I have books that I immensely enjoyed, and am in continuing awe of the skill of their authors. I have books that fall into only one of those two categories (I appreciate how well done they are, or I loved reading them). I have books that I think everyone should read because everyone will love them. I have books that I appreciate because of what they have to say about society. And so on.
This is why the question of “favorite” books is so difficult for me. I tend to mix it up, with books that I appreciate for different reasons. Today, I want to talk about another category: books that are personally, emotionally important to me for some reason or another. There are numerous books here, but today I want to talk about what I would say are, hands down, the most important books to me. And that would be the Harry Potter series.

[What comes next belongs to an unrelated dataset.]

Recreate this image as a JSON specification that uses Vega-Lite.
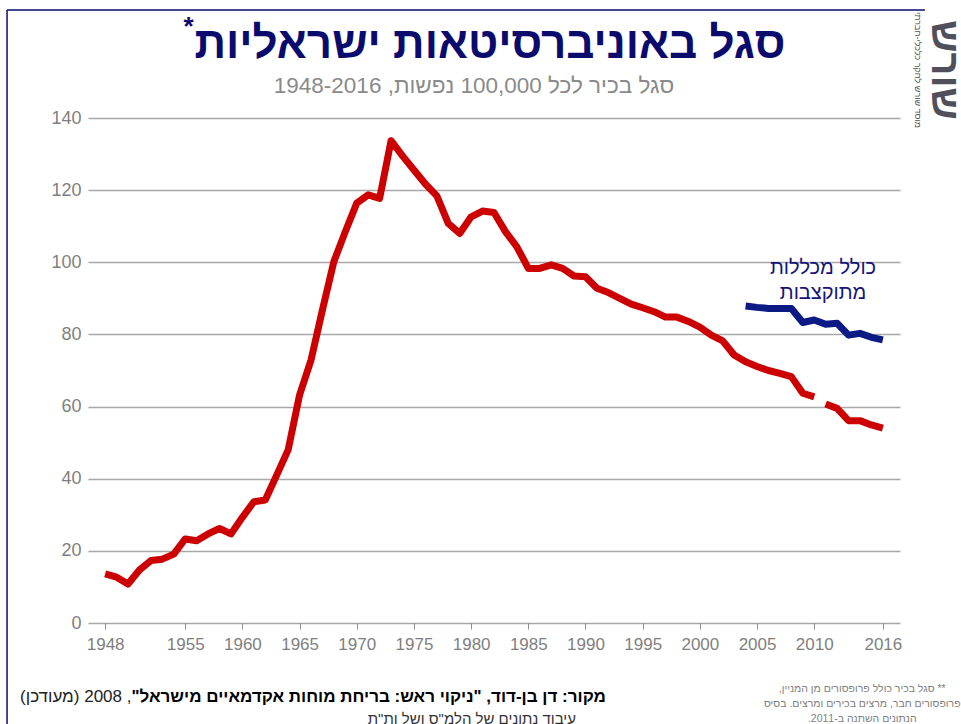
{
  "$schema": "https://vega.github.io/schema/vega-lite/v6.json",
  "width": 812,
  "height": 505,
  "autosize": {"type": "none"},
  "padding": {"left": 88, "top": 118, "right": 61, "bottom": 101},
  "background": "white",
  "config": {"view": {"stroke": null}},
  "data": {
    "values": [
      {"year": 1948, "value": 13.6, "series": "universities_to_2010"},
      {"year": 1949, "value": 12.7, "series": "universities_to_2010"},
      {"year": 1950, "value": 10.8, "series": "universities_to_2010"},
      {"year": 1951, "value": 14.7, "series": "universities_to_2010"},
      {"year": 1952, "value": 17.3, "series": "universities_to_2010"},
      {"year": 1953, "value": 17.7, "series": "universities_to_2010"},
      {"year": 1954, "value": 19.1, "series": "universities_to_2010"},
      {"year": 1955, "value": 23.3, "series": "universities_to_2010"},
      {"year": 1956, "value": 22.8, "series": "universities_to_2010"},
      {"year": 1957, "value": 24.7, "series": "universities_to_2010"},
      {"year": 1958, "value": 26.2, "series": "universities_to_2010"},
      {"year": 1959, "value": 24.7, "series": "universities_to_2010"},
      {"year": 1960, "value": 29.3, "series": "universities_to_2010"},
      {"year": 1961, "value": 33.6, "series": "universities_to_2010"},
      {"year": 1962, "value": 34.1, "series": "universities_to_2010"},
      {"year": 1963, "value": 41.0, "series": "universities_to_2010"},
      {"year": 1964, "value": 48.0, "series": "universities_to_2010"},
      {"year": 1965, "value": 63.2, "series": "universities_to_2010"},
      {"year": 1966, "value": 72.9, "series": "universities_to_2010"},
      {"year": 1967, "value": 86.8, "series": "universities_to_2010"},
      {"year": 1968, "value": 100.2, "series": "universities_to_2010"},
      {"year": 1969, "value": 108.5, "series": "universities_to_2010"},
      {"year": 1970, "value": 116.4, "series": "universities_to_2010"},
      {"year": 1971, "value": 118.7, "series": "universities_to_2010"},
      {"year": 1972, "value": 117.7, "series": "universities_to_2010"},
      {"year": 1973, "value": 133.7, "series": "universities_to_2010"},
      {"year": 1974, "value": 129.5, "series": "universities_to_2010"},
      {"year": 1975, "value": 125.6, "series": "universities_to_2010"},
      {"year": 1976, "value": 121.7, "series": "universities_to_2010"},
      {"year": 1977, "value": 118.4, "series": "universities_to_2010"},
      {"year": 1978, "value": 110.8, "series": "universities_to_2010"},
      {"year": 1979, "value": 108.0, "series": "universities_to_2010"},
      {"year": 1980, "value": 112.6, "series": "universities_to_2010"},
      {"year": 1981, "value": 114.2, "series": "universities_to_2010"},
      {"year": 1982, "value": 113.8, "series": "universities_to_2010"},
      {"year": 1983, "value": 108.5, "series": "universities_to_2010"},
      {"year": 1984, "value": 104.3, "series": "universities_to_2010"},
      {"year": 1985, "value": 98.3, "series": "universities_to_2010"},
      {"year": 1986, "value": 98.3, "series": "universities_to_2010"},
      {"year": 1987, "value": 99.3, "series": "universities_to_2010"},
      {"year": 1988, "value": 98.3, "series": "universities_to_2010"},
      {"year": 1989, "value": 96.2, "series": "universities_to_2010"},
      {"year": 1990, "value": 96.0, "series": "universities_to_2010"},
      {"year": 1991, "value": 92.8, "series": "universities_to_2010"},
      {"year": 1992, "value": 91.6, "series": "universities_to_2010"},
      {"year": 1993, "value": 90.0, "series": "universities_to_2010"},
      {"year": 1994, "value": 88.4, "series": "universities_to_2010"},
      {"year": 1995, "value": 87.4, "series": "universities_to_2010"},
      {"year": 1996, "value": 86.3, "series": "universities_to_2010"},
      {"year": 1997, "value": 84.8, "series": "universities_to_2010"},
      {"year": 1998, "value": 84.8, "series": "universities_to_2010"},
      {"year": 1999, "value": 83.6, "series": "universities_to_2010"},
      {"year": 2000, "value": 82.0, "series": "universities_to_2010"},
      {"year": 2001, "value": 79.8, "series": "universities_to_2010"},
      {"year": 2002, "value": 78.2, "series": "universities_to_2010"},
      {"year": 2003, "value": 74.3, "series": "universities_to_2010"},
      {"year": 2004, "value": 72.4, "series": "universities_to_2010"},
      {"year": 2005, "value": 71.1, "series": "universities_to_2010"},
      {"year": 2006, "value": 70.0, "series": "universities_to_2010"},
      {"year": 2007, "value": 69.2, "series": "universities_to_2010"},
      {"year": 2008, "value": 68.3, "series": "universities_to_2010"},
      {"year": 2009, "value": 63.7, "series": "universities_to_2010"},
      {"year": 2010, "value": 62.7, "series": "universities_to_2010"},
      {"year": 2011, "value": 60.7, "series": "universities_from_2011"},
      {"year": 2012, "value": 59.5, "series": "universities_from_2011"},
      {"year": 2013, "value": 56.1, "series": "universities_from_2011"},
      {"year": 2014, "value": 56.1, "series": "universities_from_2011"},
      {"year": 2015, "value": 54.9, "series": "universities_from_2011"},
      {"year": 2016, "value": 54.0, "series": "universities_from_2011"},
      {"year": 2004, "value": 87.9, "series": "incl_budgeted_colleges"},
      {"year": 2005, "value": 87.5, "series": "incl_budgeted_colleges"},
      {"year": 2006, "value": 87.2, "series": "incl_budgeted_colleges"},
      {"year": 2007, "value": 87.2, "series": "incl_budgeted_colleges"},
      {"year": 2008, "value": 87.2, "series": "incl_budgeted_colleges"},
      {"year": 2009, "value": 83.3, "series": "incl_budgeted_colleges"},
      {"year": 2010, "value": 84.0, "series": "incl_budgeted_colleges"},
      {"year": 2011, "value": 82.8, "series": "incl_budgeted_colleges"},
      {"year": 2012, "value": 83.1, "series": "incl_budgeted_colleges"},
      {"year": 2013, "value": 79.8, "series": "incl_budgeted_colleges"},
      {"year": 2014, "value": 80.3, "series": "incl_budgeted_colleges"},
      {"year": 2015, "value": 79.2, "series": "incl_budgeted_colleges"},
      {"year": 2016, "value": 78.5, "series": "incl_budgeted_colleges"}
    ]
  },
  "layer": [
    {
      "mark": {"type": "line", "strokeWidth": 7, "strokeJoin": "round", "strokeCap": "butt"},
      "encoding": {
        "x": {
          "field": "year",
          "type": "quantitative",
          "scale": {"domain": [1946.5, 2017.5], "nice": false, "zero": false},
          "axis": {
            "values": [1948, 1955, 1960, 1965, 1970, 1975, 1980, 1985, 1990, 1995, 2000, 2005, 2010, 2016],
            "format": "d",
            "grid": false,
            "domain": false,
            "ticks": true,
            "tickColor": "#8c8c8c",
            "tickSize": 6,
            "tickWidth": 1,
            "labelFont": "Liberation Sans, Arial",
            "labelFontSize": 17,
            "labelColor": "#7f7f7f",
            "labelPadding": 7,
            "labelOverlap": false,
            "labelFlush": false,
            "title": null
          }
        },
        "y": {
          "field": "value",
          "type": "quantitative",
          "scale": {"domain": [0, 140], "nice": false},
          "axis": {
            "values": [0, 20, 40, 60, 80, 100, 120, 140],
            "grid": true,
            "gridColor": "#a8a8a8",
            "gridWidth": 1.5,
            "domain": false,
            "ticks": false,
            "labelFont": "Liberation Sans, Arial",
            "labelFontSize": 18,
            "labelColor": "#7f7f7f",
            "labelPadding": 7,
            "title": null
          }
        },
        "color": {
          "field": "series",
          "type": "nominal",
          "scale": {
            "domain": ["universities_to_2010", "universities_from_2011", "incl_budgeted_colleges"],
            "range": ["#cc0000", "#cc0000", "#0b1a85"]
          },
          "legend": null
        },
        "order": {"field": "year", "type": "quantitative"}
      }
    },
    {
      "data": {"values": [{}]},
      "mark": {
        "type": "text",
        "text": "‫סגל באוניברסיטאות ישראליות‬",
        "font": "Liberation Sans, Arial, DejaVu Sans",
        "fontSize": 44,
        "fontWeight": "bold",
        "color": "#0b0b6e",
        "align": "center",
        "baseline": "alphabetic"
      },
      "encoding": {"x": {"datum": 1981.65}, "y": {"datum": 156.64}}
    },
    {
      "data": {"values": [{}]},
      "mark": {
        "type": "text",
        "text": "*",
        "font": "Liberation Sans, Arial, DejaVu Sans",
        "fontSize": 26,
        "fontWeight": "bold",
        "color": "#0b0b6e",
        "align": "center",
        "baseline": "middle"
      },
      "encoding": {"x": {"datum": 1955.3}, "y": {"datum": 165.3}}
    },
    {
      "data": {"values": [{}]},
      "mark": {
        "type": "text",
        "text": "‫סגל בכיר לכל 100,000 נפשות, 1948-2016‬",
        "font": "Liberation Sans, Arial, DejaVu Sans",
        "fontSize": 22.5,
        "color": "#8a8a8a",
        "align": "center",
        "baseline": "alphabetic"
      },
      "encoding": {"x": {"datum": 1980.25}, "y": {"datum": 146.9}}
    },
    {
      "data": {"values": [{}]},
      "mark": {
        "type": "text",
        "text": ["‫כולל מכללות‬", "‫מתוקצבות‬"],
        "font": "Liberation Sans, Arial, DejaVu Sans",
        "fontSize": 20,
        "lineHeight": 25,
        "color": "#141478",
        "align": "center",
        "baseline": "middle"
      },
      "encoding": {"x": {"datum": 2010.77}, "y": {"datum": 98.4}}
    },
    {
      "data": {"values": [{}]},
      "mark": {
        "type": "text",
        "text": "‫מקור:  דן בן-דוד, \"ניקוי ראש: בריחת מוחות אקדמאיים מישראל\"‬",
        "font": "Liberation Sans, Arial, DejaVu Sans",
        "fontSize": 17,
        "fontWeight": "bold",
        "color": "#000000",
        "align": "right",
        "baseline": "middle"
      },
      "encoding": {"x": {"datum": 1991.79}, "y": {"datum": -20.51}}
    },
    {
      "data": {"values": [{}]},
      "mark": {
        "type": "text",
        "text": "‫, 2008 (מעודכן)‬",
        "font": "Liberation Sans, Arial, DejaVu Sans",
        "fontSize": 17,
        "color": "#222222",
        "align": "right",
        "baseline": "middle"
      },
      "encoding": {"x": {"datum": 1950.3}, "y": {"datum": -20.51}}
    },
    {
      "data": {"values": [{}]},
      "mark": {
        "type": "text",
        "text": "‫עיבוד נתונים של הלמ\"ס ושל ות\"ת‬",
        "font": "Liberation Sans, Arial, DejaVu Sans",
        "fontSize": 15,
        "color": "#333333",
        "align": "right",
        "baseline": "middle"
      },
      "encoding": {"x": {"datum": 1989.17}, "y": {"datum": -26.6}}
    },
    {
      "data": {"values": [{}]},
      "mark": {
        "type": "text",
        "text": ["‫** סגל בכיר כולל פרופסורים מן המניין,‬", "‫פרופסורים חבר, מרצים בכירים ומרצים. בסיס‬", "‫הנתונים השתנה ב-2011.‬"],
        "font": "Liberation Sans, Arial, DejaVu Sans",
        "fontSize": 10.5,
        "lineHeight": 15,
        "color": "#808080",
        "align": "center",
        "baseline": "middle"
      },
      "encoding": {"x": {"datum": 2014.2}, "y": {"datum": -18.3}}
    },
    {
      "data": {"values": [{}]},
      "mark": {
        "type": "text",
        "text": "שורש",
        "angle": 90,
        "font": "Liberation Sans, Arial, DejaVu Sans",
        "fontSize": 40,
        "fontWeight": "bold",
        "color": "#50505c",
        "align": "center",
        "baseline": "middle"
      },
      "encoding": {"x": {"datum": 2021.35}, "y": {"datum": 153.3}}
    },
    {
      "data": {"values": [{}]},
      "mark": {
        "type": "text",
        "text": "מוסד שורש לחקר כלכלי-חברתי",
        "angle": 90,
        "font": "Liberation Sans, Arial, DejaVu Sans",
        "fontSize": 9,
        "color": "#555555",
        "align": "center",
        "baseline": "middle"
      },
      "encoding": {"x": {"datum": 2019.07}, "y": {"datum": 153.3}}
    },
    {
      "data": {"values": [{}]},
      "mark": {"type": "rule", "color": "#0b0b6e", "strokeWidth": 1.5},
      "encoding": {"x": {"datum": 1939.42}, "x2": {"datum": 2019.68}, "y": {"datum": 169.95}}
    },
    {
      "data": {"values": [{}]},
      "mark": {"type": "rule", "color": "#0b0b6e", "strokeWidth": 1.5},
      "encoding": {"x": {"datum": 1939.42}, "y": {"datum": 169.95}, "y2": {"datum": -30}}
    }
  ]
}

It might sound silly, but these books have been with me since I was a small child. Whenever my gaze happens to fall on the bit of my bookshelves that holds the seven volumes (plus Quidditch Through The Ages and Fantastic Beasts and Where To Find Them), I am enormously sad that there will be no more (The Tales of Beedle The Bard‘s upcoming release does a bit to relieve that, though), but still happy in a nostalgic sort of way. To me, each book is not just linked to the wonderful stories inside, or to the characters that became friends (or dreadful enemies or incredible annoyances, depending on the character, the point is that they all became much more real to me than fictional characters)–these books are linked to parts of my life.
The first three books remind me of the part of my life when I first stepped out of my shell a bit. I was very intensely shy as a child, and the time when I first made friends (rather than my mother making them for me) was around the same part of my life that I first discovered the Harry Potter series through my third grade teacher. And what did my friends and I do? We talked about Harry Potter and pretended we went to Hogwarts! This time in my life was my first step towards independence, towards being my own person, in lots of ways that I didn’t even begin to realize then. But now, when I look at those books, I am reminded of it, and of who I was then.
And so on for books four through seven. These books mean a lot to me, as you can tell, to the point where, though I realize they’re far from perfect, and can even point out a few criticisms (one word: camping), I find it incredibly difficult to be objectively critical of the series. Except the epilogue, which was kind of awful.
What is it for you? The author or book or series that you love so much, for some reason or another, that it is simply above and beyond feelings for any other book?